Анна потушила свет, стала у двери в освещенную прихожую, долго смотрела на сапог дочери, потом рванулась к нему, за что-то зацепилась, упала, ударилась рукой о косяк. Вначале боли не почувствовала. Внезапно боль охватила всю ее руку – от кисти до плеча, как тогда в молодости. Не вставая, она вытянулась вперед, схватила сапог, судорожно прижала его к себе. Кашляла, икала, плакала, слезы ручьем лились на пыльное кожаное голенище.
– Бедный, бедный гусенок – сломанное крылышко! Бедный гусенок! – повторяла Анна снова и снова. – Бедное фуа-гра – сломанное крылышко!
Поставила сапог у стены – аккуратно, подошвой вниз, вытерла рукой пыль с голенища. Снова прижала сапог к себе, гладила и целовала светло-серое голенище. Почему она все бежит куда-то, не может остановиться? Когда это все кончится? Ну, дал ей разворот Джей. Обидно, конечно… Что ей этот Джей… Ирлашка никудышный… Ничего-то она к нему не чувствует. И никогда не чувствовала. Наташка, режиссерка, – приличная, интеллигентная – чего на нее бросаться? А Оля… Дочка ведь… Пытается своим умом жить. Ну, не хочет она, как я. О Феде и говорить нечего. Все-то я его грязью… А он видит и понимает.
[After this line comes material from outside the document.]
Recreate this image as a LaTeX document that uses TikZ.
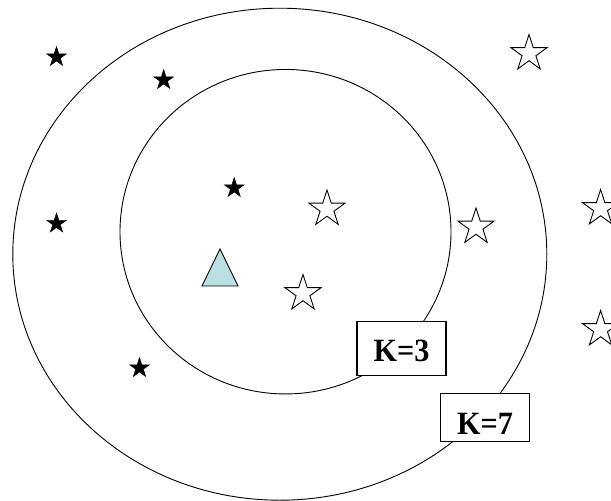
\documentclass[tikz,border=0pt]{standalone}
\usepackage{fontspec}
\setmainfont{Liberation Serif}
\newfontfamily\labelfont[FakeStretch=0.93]{Liberation Serif}
\usepackage{tikz}
\usetikzlibrary{shapes.geometric}

\definecolor{queryblue}{RGB}{187,224,228}

\begin{document}
\begin{tikzpicture}[
    x=1pt, y=-1pt,
    ring/.style={draw, ellipse, line width=0.9pt, inner sep=0pt, outer sep=0pt},
    nbrA/.style={star, star points=5, star point ratio=2.618, draw=black, fill=black, inner sep=0pt, minimum size=21pt},
    nbrB/.style={star, star points=5, star point ratio=2.618, draw=black, fill=white, line width=0.9pt, inner sep=0pt, minimum size=38pt},
    query/.style={draw=black, fill=queryblue, line width=0.9pt},
    kbox/.style={draw, fill=white, line width=1.1pt, minimum width=89pt, inner sep=0pt, text depth=0pt, font=\labelfont\fontsize{32.5}{38}\selectfont\bfseries},
]
\useasboundingbox (0,0) rectangle (611,501);
\clip (0,0) rectangle (611,501);

% neighbourhoods
\node[ring, minimum width=534pt, minimum height=492pt] (outer) at (279.8,254.2) {};
\node[ring, minimum width=331pt, minimum height=324.5pt] (inner) at (285.5,231.7) {};

% filled stars
\node[nbrA] (a1) at (56.5,57) {};
\node[nbrA] (a2) at (163.7,80) {};
\node[nbrA] (a3) at (234.2,188) {};
\node[nbrA] (a4) at (56.5,223.5) {};
\node[nbrA] (a5) at (139.5,368) {};

% open stars
\node[nbrB] (b1) at (529,53.5) {};
\node[nbrB] (b2) at (327,209) {};
\node[nbrB] (b3) at (476,227) {};
\node[nbrB] (b4) at (303,293.5) {};
\node[nbrB] (b5) at (600.6,208.5) {};
\node[nbrB] (b6) at (600.6,329.5) {};

% query point
\coordinate (q) at (220,267.5);
\draw[query] (q) ++(0,-18.5) -- ++(18,37) -- ++(-36,0) -- cycle;

% labels
\node[kbox, minimum height=54pt, text height=25.6pt] (k3) at (401.5,348.7) {K=3};
\node[kbox, minimum height=48.4pt, text height=33.6pt] (k7) at (485,417.5) {K=7};

\end{tikzpicture}
\end{document}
Золотой человек… Любит меня, принимает такой, какая есть. Взбалмошную, с капризами, закидонами… Кто еще такую терпеть будет? И что это за речь у меня, откуда это все взялось? Будто продавщица из сельмага…
Пошатываясь, вернулась в столовую, стала будить Иру Гнатову.
– Что?.. Кто это?.. – Ира резко поднялась и села на диване.
– Слушай меня, Ирочка, дорогая, – Аня шептала, сбивалась, всхлипывала, снова повторяла: – Слушай меня… Помнишь наш первый вечер в университете? Первый вечер… Маринка, моя тогдашняя подруга, сшила мне платье из матрасной ткани. Сделала складочки на красных полосках и прострочила… Получилось, будто марлевка в рубчик… И по фигуре так подогнала, и стоечка, и погончики… Эта моя тезка – Анька Камозо, которая считала себя первой красавицей курса – она была в красном платье, размалевана, как кукла… ярко-красной помадой… За ней тогда увивались Жариков и Батурин, баскетболисты из команды мастеров… А Батурин – еще и боксер! Оба – дубины безмозглые. Выступали – красовались, все для нее, для Аньки Камозо. А она глаз на мое платье положила, да так напирает, и говорит мне очень нахально – мол, марлевка из Франции, зачем тебе она, куплю за тридцать баксов. Тогда это были деньги, ого-го, будь здоров! А я ей… как врезала – не расстанусь с платьем ни за какие деньги, вот и все! В тот вечер я всем мальчишкам нравилась, а девки завидовали. Тогда и Женька, он уже работал, на вечеринку прибежал. Целовались в вестибюле, он мне в сто раз был милее, чем эти «центровые» Жариков с Батуриным. А Камозо напоследок сказала мне, что платье старомодное и таких платьев уже никто не носит. Я вернулась домой и весь вечер проплакала, не знаю отчего. То мне казалось очень обидным, что платье немодное, а то – наоборот, чувствовала себя счастливой от того, что все на меня смотрели на вечеринке, и Женька мне очень понравился… – Аня схватила Иру за плечо, встряхнула раз, другой, встряхивала несколько раз и спрашивала умоляюще: – Ира, Ирочка, я была тогда хорошая, ну скажи – правда ведь – я была тогда хорошая?